→ Request: Quote the records that follow in full, leaving the pictures out.

→ Input material:
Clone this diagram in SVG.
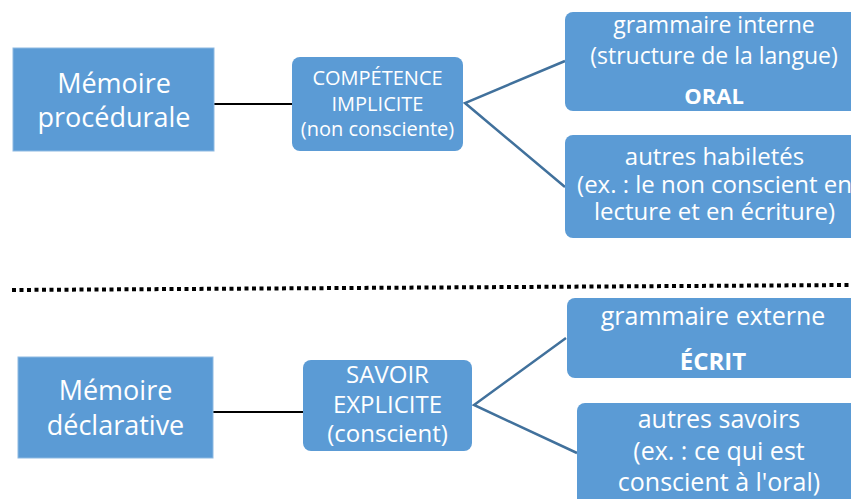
<svg xmlns="http://www.w3.org/2000/svg" width="851" height="499" viewBox="0 0 851 499">
<style>
.box{fill:#5B9BD5}
.sq{fill:#5B9BD5;stroke:#8DB9E2;stroke-width:1}
text{font-family:"Open Sans","Noto Sans","Liberation Sans",sans-serif;fill:#fff;text-anchor:middle}
.b{font-weight:bold}
.blk{stroke:#000;stroke-width:2;fill:none}
.blu{stroke:#41719C;stroke-width:2.5;fill:none}
</style>
<rect width="851" height="499" fill="#fff"/>
<g id="connectors">
<line class="blk" x1="214" y1="104" x2="292" y2="104"/>
<line class="blk" x1="213" y1="412" x2="303" y2="412"/>
<polyline class="blu" points="565,61 465,103 565,187"/>
<polyline class="blu" points="566,338 474,405 577,453"/>
</g>
<line id="separator" x1="12" y1="290" x2="849" y2="285" stroke="#000" stroke-width="4" stroke-dasharray="4 3.5"/>
<g id="memoire-procedurale">
<rect class="sq" x="13" y="48" width="201" height="103"/>
<text x="114" y="93" font-size="27">Mémoire</text>
<text x="114" y="127" font-size="27">procédurale</text>
</g>
<g id="competence-implicite">
<rect class="box" x="292" y="57" width="171" height="94" rx="8"/>
<text x="377.5" y="85" font-size="20">COMPÉTENCE</text>
<text x="377.5" y="111" font-size="20">IMPLICITE</text>
<text x="377.5" y="136" font-size="20">(non consciente)</text>
</g>
<g id="grammaire-interne">
<rect class="box" x="565" y="12" width="300" height="99" rx="8"/>
<text x="714" y="33" font-size="23">grammaire interne</text>
<text x="714" y="64" font-size="23">(structure de la langue)</text>
<text class="b" x="714" y="104" font-size="22">ORAL</text>
</g>
<g id="autres-habiletes">
<rect class="box" x="565" y="135" width="300" height="103" rx="8"/>
<text x="714.5" y="165" font-size="24">autres habiletés</text>
<text x="714.5" y="193" font-size="24">(ex. : le non conscient en</text>
<text x="714.5" y="220" font-size="24">lecture et en écriture)</text>
</g>
<g id="memoire-declarative">
<rect class="sq" x="18" y="357" width="195" height="101"/>
<text x="115.5" y="400" font-size="27">Mémoire</text>
<text x="115.5" y="435" font-size="27">déclarative</text>
</g>
<g id="savoir-explicite">
<rect class="box" x="303" y="360" width="169" height="91" rx="8"/>
<text x="387.5" y="383" font-size="24">SAVOIR</text>
<text x="387.5" y="413" font-size="24">EXPLICITE</text>
<text x="387.5" y="442" font-size="24">(conscient)</text>
</g>
<g id="grammaire-externe">
<rect class="box" x="567" y="298" width="300" height="80" rx="8"/>
<text x="713" y="325" font-size="25">grammaire externe</text>
<text class="b" x="713" y="370" font-size="24">ÉCRIT</text>
</g>
<g id="autres-savoirs">
<rect class="box" x="577" y="403" width="300" height="120" rx="8"/>
<text x="719" y="428" font-size="25">autres savoirs</text>
<text x="719" y="460" font-size="25">(ex. : ce qui est</text>
<text x="719" y="491" font-size="25">conscient à l'oral)</text>
</g>
</svg>
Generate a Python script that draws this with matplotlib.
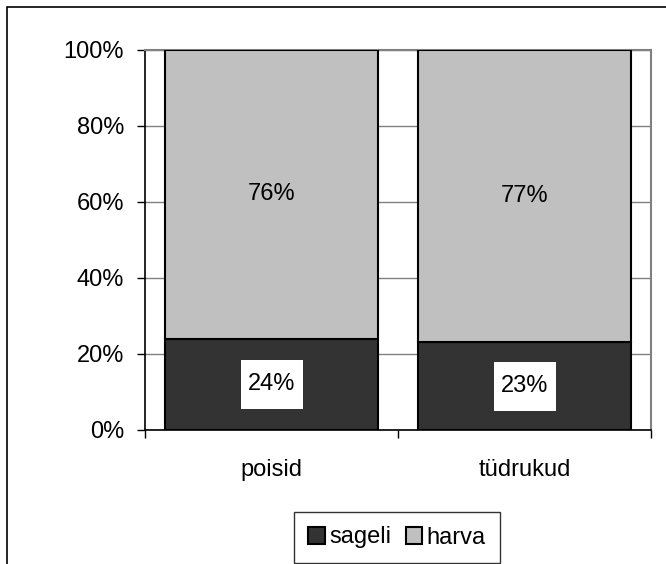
import matplotlib
matplotlib.use("Agg")
import matplotlib.pyplot as plt
from matplotlib.patches import Rectangle
from matplotlib.ticker import FixedLocator

categories = ["poisid", "tüdrukud"]
series_names = ["sageli", "harva"]
sageli = [24, 23]
harva = [76, 77]
ytick_labels = ["0%", "20%", "40%", "60%", "80%", "100%"]
colors = ["#333333", "#C0C0C0"]

plt.rcParams['font.family'] = ['Liberation Sans', 'DejaVu Sans']
FS = 17

fig = plt.figure(figsize=(6.66, 5.64), dpi=100)
ax = fig.add_axes([145/666, 1-430/564, (651-145)/666, (430-49.5)/564])

# outer frame (cropped on right/bottom)
fig.patches.append(Rectangle((6.5/666, -0.1), 1.2, 1 - 7/564 + 0.1, transform=fig.transFigure,
                             fill=False, edgecolor="black", linewidth=1.2, zorder=0))

x = list(range(len(categories)))
w = 0.84
ax.bar(x, sageli, width=w, color=colors[0], edgecolor="black", linewidth=1.5, label=series_names[0], zorder=3)
ax.bar(x, harva, width=w, bottom=sageli, color=colors[1], edgecolor="black", linewidth=1.5, label=series_names[1], zorder=3)

box_w = 62/253
box_h = 49/381*100
for xi, s, h in zip(x, sageli, harva):
    ax.add_patch(Rectangle((xi - box_w/2, s/2 - box_h/2), box_w, box_h, facecolor="white",
                           edgecolor="none", zorder=4))
    ax.text(xi, s/2, f"{s}%", ha="center", va="center", fontsize=FS, color="black", zorder=5)
    ax.text(xi, s + h/2, f"{h}%", ha="center", va="center", fontsize=FS, color="black", zorder=5)

ax.set_xlim(-0.5, len(categories) - 0.5)
ax.set_ylim(0, 100)
yt = [0, 20, 40, 60, 80, 100]
ax.set_yticks(yt)
ax.set_yticklabels(ytick_labels, fontsize=FS)
ax.set_xticks(x)
ax.set_xticklabels(categories, fontsize=FS)
ax.tick_params(axis="x", which="major", length=0, pad=21)
ax.xaxis.set_minor_locator(FixedLocator([-0.5, 0.5, 1.5]))
ax.tick_params(axis="x", which="minor", length=6, direction="out", color="black", width=1)
ax.tick_params(axis="y", length=6, direction="out", color="black", width=1, pad=9)

ax.yaxis.grid(True, color="#808080", linewidth=1, zorder=0)
ax.set_axisbelow(True)
for side in ["left", "bottom"]:
    ax.spines[side].set_color("black")
    ax.spines[side].set_linewidth(1.2)
for side in ["top", "right"]:
    ax.spines[side].set_color("#808080")
    ax.spines[side].set_linewidth(1.5)

leg = fig.legend(loc="center", bbox_to_anchor=(397/666, 1-537.5/564), ncol=2, fontsize=FS,
                 frameon=True, fancybox=False, handlelength=0.7, handleheight=0.7,
                 handletextpad=0.2, columnspacing=0.6, borderpad=0.6, borderaxespad=0)
leg.get_frame().set_edgecolor("black")
leg.get_frame().set_linewidth(1)

fig.savefig("out.png", dpi=100)
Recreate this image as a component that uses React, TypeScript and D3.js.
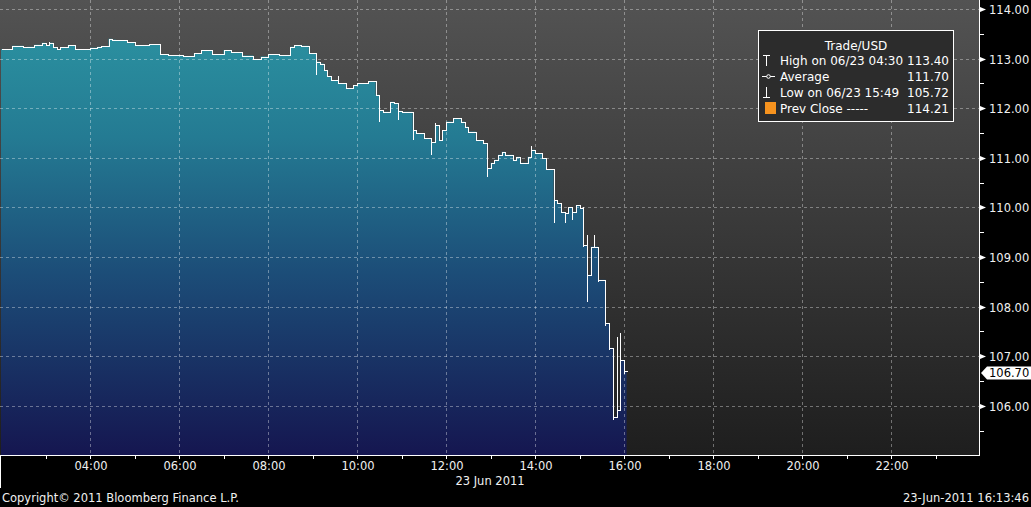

→ Written solution:
Clone this diagram in SVG.
<svg xmlns="http://www.w3.org/2000/svg" width="851" height="499" viewBox="0 0 851 499">
<style>
.box{fill:#5B9BD5}
.sq{fill:#5B9BD5;stroke:#8DB9E2;stroke-width:1}
text{font-family:"Open Sans","Noto Sans","Liberation Sans",sans-serif;fill:#fff;text-anchor:middle}
.b{font-weight:bold}
.blk{stroke:#000;stroke-width:2;fill:none}
.blu{stroke:#41719C;stroke-width:2.5;fill:none}
</style>
<rect width="851" height="499" fill="#fff"/>
<g id="connectors">
<line class="blk" x1="214" y1="104" x2="292" y2="104"/>
<line class="blk" x1="213" y1="412" x2="303" y2="412"/>
<polyline class="blu" points="565,61 465,103 565,187"/>
<polyline class="blu" points="566,338 474,405 577,453"/>
</g>
<line id="separator" x1="12" y1="290" x2="849" y2="285" stroke="#000" stroke-width="4" stroke-dasharray="4 3.5"/>
<g id="memoire-procedurale">
<rect class="sq" x="13" y="48" width="201" height="103"/>
<text x="114" y="93" font-size="27">Mémoire</text>
<text x="114" y="127" font-size="27">procédurale</text>
</g>
<g id="competence-implicite">
<rect class="box" x="292" y="57" width="171" height="94" rx="8"/>
<text x="377.5" y="85" font-size="20">COMPÉTENCE</text>
<text x="377.5" y="111" font-size="20">IMPLICITE</text>
<text x="377.5" y="136" font-size="20">(non consciente)</text>
</g>
<g id="grammaire-interne">
<rect class="box" x="565" y="12" width="300" height="99" rx="8"/>
<text x="714" y="33" font-size="23">grammaire interne</text>
<text x="714" y="64" font-size="23">(structure de la langue)</text>
<text class="b" x="714" y="104" font-size="22">ORAL</text>
</g>
<g id="autres-habiletes">
<rect class="box" x="565" y="135" width="300" height="103" rx="8"/>
<text x="714.5" y="165" font-size="24">autres habiletés</text>
<text x="714.5" y="193" font-size="24">(ex. : le non conscient en</text>
<text x="714.5" y="220" font-size="24">lecture et en écriture)</text>
</g>
<g id="memoire-declarative">
<rect class="sq" x="18" y="357" width="195" height="101"/>
<text x="115.5" y="400" font-size="27">Mémoire</text>
<text x="115.5" y="435" font-size="27">déclarative</text>
</g>
<g id="savoir-explicite">
<rect class="box" x="303" y="360" width="169" height="91" rx="8"/>
<text x="387.5" y="383" font-size="24">SAVOIR</text>
<text x="387.5" y="413" font-size="24">EXPLICITE</text>
<text x="387.5" y="442" font-size="24">(conscient)</text>
</g>
<g id="grammaire-externe">
<rect class="box" x="567" y="298" width="300" height="80" rx="8"/>
<text x="713" y="325" font-size="25">grammaire externe</text>
<text class="b" x="713" y="370" font-size="24">ÉCRIT</text>
</g>
<g id="autres-savoirs">
<rect class="box" x="577" y="403" width="300" height="120" rx="8"/>
<text x="719" y="428" font-size="25">autres savoirs</text>
<text x="719" y="460" font-size="25">(ex. : ce qui est</text>
<text x="719" y="491" font-size="25">conscient à l'oral)</text>
</g>
</svg>
Generate a Python script that draws this with matplotlib.
import matplotlib
matplotlib.use("Agg")
import matplotlib.pyplot as plt
from matplotlib.patches import Rectangle
from matplotlib.ticker import FixedLocator

categories = ["poisid", "tüdrukud"]
series_names = ["sageli", "harva"]
sageli = [24, 23]
harva = [76, 77]
ytick_labels = ["0%", "20%", "40%", "60%", "80%", "100%"]
colors = ["#333333", "#C0C0C0"]

plt.rcParams['font.family'] = ['Liberation Sans', 'DejaVu Sans']
FS = 17

fig = plt.figure(figsize=(6.66, 5.64), dpi=100)
ax = fig.add_axes([145/666, 1-430/564, (651-145)/666, (430-49.5)/564])

# outer frame (cropped on right/bottom)
fig.patches.append(Rectangle((6.5/666, -0.1), 1.2, 1 - 7/564 + 0.1, transform=fig.transFigure,
                             fill=False, edgecolor="black", linewidth=1.2, zorder=0))

x = list(range(len(categories)))
w = 0.84
ax.bar(x, sageli, width=w, color=colors[0], edgecolor="black", linewidth=1.5, label=series_names[0], zorder=3)
ax.bar(x, harva, width=w, bottom=sageli, color=colors[1], edgecolor="black", linewidth=1.5, label=series_names[1], zorder=3)

box_w = 62/253
box_h = 49/381*100
for xi, s, h in zip(x, sageli, harva):
    ax.add_patch(Rectangle((xi - box_w/2, s/2 - box_h/2), box_w, box_h, facecolor="white",
                           edgecolor="none", zorder=4))
    ax.text(xi, s/2, f"{s}%", ha="center", va="center", fontsize=FS, color="black", zorder=5)
    ax.text(xi, s + h/2, f"{h}%", ha="center", va="center", fontsize=FS, color="black", zorder=5)

ax.set_xlim(-0.5, len(categories) - 0.5)
ax.set_ylim(0, 100)
yt = [0, 20, 40, 60, 80, 100]
ax.set_yticks(yt)
ax.set_yticklabels(ytick_labels, fontsize=FS)
ax.set_xticks(x)
ax.set_xticklabels(categories, fontsize=FS)
ax.tick_params(axis="x", which="major", length=0, pad=21)
ax.xaxis.set_minor_locator(FixedLocator([-0.5, 0.5, 1.5]))
ax.tick_params(axis="x", which="minor", length=6, direction="out", color="black", width=1)
ax.tick_params(axis="y", length=6, direction="out", color="black", width=1, pad=9)

ax.yaxis.grid(True, color="#808080", linewidth=1, zorder=0)
ax.set_axisbelow(True)
for side in ["left", "bottom"]:
    ax.spines[side].set_color("black")
    ax.spines[side].set_linewidth(1.2)
for side in ["top", "right"]:
    ax.spines[side].set_color("#808080")
    ax.spines[side].set_linewidth(1.5)

leg = fig.legend(loc="center", bbox_to_anchor=(397/666, 1-537.5/564), ncol=2, fontsize=FS,
                 frameon=True, fancybox=False, handlelength=0.7, handleheight=0.7,
                 handletextpad=0.2, columnspacing=0.6, borderpad=0.6, borderaxespad=0)
leg.get_frame().set_edgecolor("black")
leg.get_frame().set_linewidth(1)

fig.savefig("out.png", dpi=100)
Recreate this image as a component that uses React, TypeScript and D3.js.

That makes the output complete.